== Input rows
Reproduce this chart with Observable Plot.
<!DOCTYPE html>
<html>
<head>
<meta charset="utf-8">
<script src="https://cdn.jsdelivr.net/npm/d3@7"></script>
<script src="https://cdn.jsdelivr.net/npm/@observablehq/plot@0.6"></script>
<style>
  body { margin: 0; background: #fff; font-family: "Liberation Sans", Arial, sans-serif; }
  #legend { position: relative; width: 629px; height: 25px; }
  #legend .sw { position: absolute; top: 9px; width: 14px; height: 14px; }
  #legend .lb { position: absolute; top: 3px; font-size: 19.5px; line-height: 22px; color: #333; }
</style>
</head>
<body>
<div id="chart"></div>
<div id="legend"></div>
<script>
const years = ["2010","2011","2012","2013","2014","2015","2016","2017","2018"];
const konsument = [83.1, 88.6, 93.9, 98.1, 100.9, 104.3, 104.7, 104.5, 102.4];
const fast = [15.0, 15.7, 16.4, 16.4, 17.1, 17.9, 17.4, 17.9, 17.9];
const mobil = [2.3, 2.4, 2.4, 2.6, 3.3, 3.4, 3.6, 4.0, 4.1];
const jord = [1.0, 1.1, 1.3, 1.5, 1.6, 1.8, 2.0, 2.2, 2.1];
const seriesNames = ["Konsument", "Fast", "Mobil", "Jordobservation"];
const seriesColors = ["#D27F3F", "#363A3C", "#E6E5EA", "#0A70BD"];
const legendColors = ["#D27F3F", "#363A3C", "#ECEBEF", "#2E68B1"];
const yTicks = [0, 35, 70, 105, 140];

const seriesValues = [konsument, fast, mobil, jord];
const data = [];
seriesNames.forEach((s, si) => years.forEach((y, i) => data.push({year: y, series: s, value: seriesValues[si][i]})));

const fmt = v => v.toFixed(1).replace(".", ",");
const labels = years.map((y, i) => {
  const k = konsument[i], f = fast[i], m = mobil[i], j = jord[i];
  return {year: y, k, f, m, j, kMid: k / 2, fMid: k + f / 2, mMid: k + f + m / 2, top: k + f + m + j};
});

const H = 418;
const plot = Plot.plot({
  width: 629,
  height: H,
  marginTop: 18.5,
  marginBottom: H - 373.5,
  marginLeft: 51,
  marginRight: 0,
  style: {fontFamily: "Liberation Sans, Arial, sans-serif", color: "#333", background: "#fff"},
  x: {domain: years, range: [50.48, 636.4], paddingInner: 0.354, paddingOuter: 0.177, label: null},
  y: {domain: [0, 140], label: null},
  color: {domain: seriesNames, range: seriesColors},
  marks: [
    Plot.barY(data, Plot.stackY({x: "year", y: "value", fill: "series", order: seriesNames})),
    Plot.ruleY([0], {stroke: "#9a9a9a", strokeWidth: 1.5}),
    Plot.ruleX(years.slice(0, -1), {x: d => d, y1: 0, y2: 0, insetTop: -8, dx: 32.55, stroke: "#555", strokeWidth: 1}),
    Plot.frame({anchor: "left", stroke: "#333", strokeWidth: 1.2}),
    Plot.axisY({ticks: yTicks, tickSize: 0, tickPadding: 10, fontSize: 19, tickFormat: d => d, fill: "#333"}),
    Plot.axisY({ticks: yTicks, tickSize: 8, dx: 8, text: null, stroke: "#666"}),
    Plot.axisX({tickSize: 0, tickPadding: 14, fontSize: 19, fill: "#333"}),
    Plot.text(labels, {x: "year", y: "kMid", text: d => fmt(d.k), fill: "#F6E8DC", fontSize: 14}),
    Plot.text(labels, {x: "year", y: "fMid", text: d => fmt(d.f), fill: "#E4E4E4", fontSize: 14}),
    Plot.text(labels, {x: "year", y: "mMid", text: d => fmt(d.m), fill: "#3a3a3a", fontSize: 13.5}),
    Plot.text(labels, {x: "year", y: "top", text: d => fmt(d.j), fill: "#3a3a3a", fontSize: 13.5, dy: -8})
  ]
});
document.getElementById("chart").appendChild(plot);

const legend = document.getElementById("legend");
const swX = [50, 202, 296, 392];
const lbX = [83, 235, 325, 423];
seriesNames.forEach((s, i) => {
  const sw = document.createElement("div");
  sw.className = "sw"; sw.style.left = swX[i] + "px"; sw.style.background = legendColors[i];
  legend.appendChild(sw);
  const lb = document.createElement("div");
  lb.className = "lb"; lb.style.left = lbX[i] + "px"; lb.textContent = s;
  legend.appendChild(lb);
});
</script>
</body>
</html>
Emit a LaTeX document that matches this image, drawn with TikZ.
====
■ **Task prompt**
The listing above must be transcribed exactly, line by line.

■ **Problem solution**
Reproduce this chart with Observable Plot.
<!DOCTYPE html>
<html>
<head>
<meta charset="utf-8">
<script src="https://cdn.jsdelivr.net/npm/d3@7"></script>
<script src="https://cdn.jsdelivr.net/npm/@observablehq/plot@0.6"></script>
<style>
  body { margin: 0; background: #fff; font-family: "Liberation Sans", Arial, sans-serif; }
  #legend { position: relative; width: 629px; height: 25px; }
  #legend .sw { position: absolute; top: 9px; width: 14px; height: 14px; }
  #legend .lb { position: absolute; top: 3px; font-size: 19.5px; line-height: 22px; color: #333; }
</style>
</head>
<body>
<div id="chart"></div>
<div id="legend"></div>
<script>
const years = ["2010","2011","2012","2013","2014","2015","2016","2017","2018"];
const konsument = [83.1, 88.6, 93.9, 98.1, 100.9, 104.3, 104.7, 104.5, 102.4];
const fast = [15.0, 15.7, 16.4, 16.4, 17.1, 17.9, 17.4, 17.9, 17.9];
const mobil = [2.3, 2.4, 2.4, 2.6, 3.3, 3.4, 3.6, 4.0, 4.1];
const jord = [1.0, 1.1, 1.3, 1.5, 1.6, 1.8, 2.0, 2.2, 2.1];
const seriesNames = ["Konsument", "Fast", "Mobil", "Jordobservation"];
const seriesColors = ["#D27F3F", "#363A3C", "#E6E5EA", "#0A70BD"];
const legendColors = ["#D27F3F", "#363A3C", "#ECEBEF", "#2E68B1"];
const yTicks = [0, 35, 70, 105, 140];

const seriesValues = [konsument, fast, mobil, jord];
const data = [];
seriesNames.forEach((s, si) => years.forEach((y, i) => data.push({year: y, series: s, value: seriesValues[si][i]})));

const fmt = v => v.toFixed(1).replace(".", ",");
const labels = years.map((y, i) => {
  const k = konsument[i], f = fast[i], m = mobil[i], j = jord[i];
  return {year: y, k, f, m, j, kMid: k / 2, fMid: k + f / 2, mMid: k + f + m / 2, top: k + f + m + j};
});

const H = 418;
const plot = Plot.plot({
  width: 629,
  height: H,
  marginTop: 18.5,
  marginBottom: H - 373.5,
  marginLeft: 51,
  marginRight: 0,
  style: {fontFamily: "Liberation Sans, Arial, sans-serif", color: "#333", background: "#fff"},
  x: {domain: years, range: [50.48, 636.4], paddingInner: 0.354, paddingOuter: 0.177, label: null},
  y: {domain: [0, 140], label: null},
  color: {domain: seriesNames, range: seriesColors},
  marks: [
    Plot.barY(data, Plot.stackY({x: "year", y: "value", fill: "series", order: seriesNames})),
    Plot.ruleY([0], {stroke: "#9a9a9a", strokeWidth: 1.5}),
    Plot.ruleX(years.slice(0, -1), {x: d => d, y1: 0, y2: 0, insetTop: -8, dx: 32.55, stroke: "#555", strokeWidth: 1}),
    Plot.frame({anchor: "left", stroke: "#333", strokeWidth: 1.2}),
    Plot.axisY({ticks: yTicks, tickSize: 0, tickPadding: 10, fontSize: 19, tickFormat: d => d, fill: "#333"}),
    Plot.axisY({ticks: yTicks, tickSize: 8, dx: 8, text: null, stroke: "#666"}),
    Plot.axisX({tickSize: 0, tickPadding: 14, fontSize: 19, fill: "#333"}),
    Plot.text(labels, {x: "year", y: "kMid", text: d => fmt(d.k), fill: "#F6E8DC", fontSize: 14}),
    Plot.text(labels, {x: "year", y: "fMid", text: d => fmt(d.f), fill: "#E4E4E4", fontSize: 14}),
    Plot.text(labels, {x: "year", y: "mMid", text: d => fmt(d.m), fill: "#3a3a3a", fontSize: 13.5}),
    Plot.text(labels, {x: "year", y: "top", text: d => fmt(d.j), fill: "#3a3a3a", fontSize: 13.5, dy: -8})
  ]
});
document.getElementById("chart").appendChild(plot);

const legend = document.getElementById("legend");
const swX = [50, 202, 296, 392];
const lbX = [83, 235, 325, 423];
seriesNames.forEach((s, i) => {
  const sw = document.createElement("div");
  sw.className = "sw"; sw.style.left = swX[i] + "px"; sw.style.background = legendColors[i];
  legend.appendChild(sw);
  const lb = document.createElement("div");
  lb.className = "lb"; lb.style.left = lbX[i] + "px"; lb.textContent = s;
  legend.appendChild(lb);
});
</script>
</body>
</html>
Emit a LaTeX document that matches this image, drawn with TikZ.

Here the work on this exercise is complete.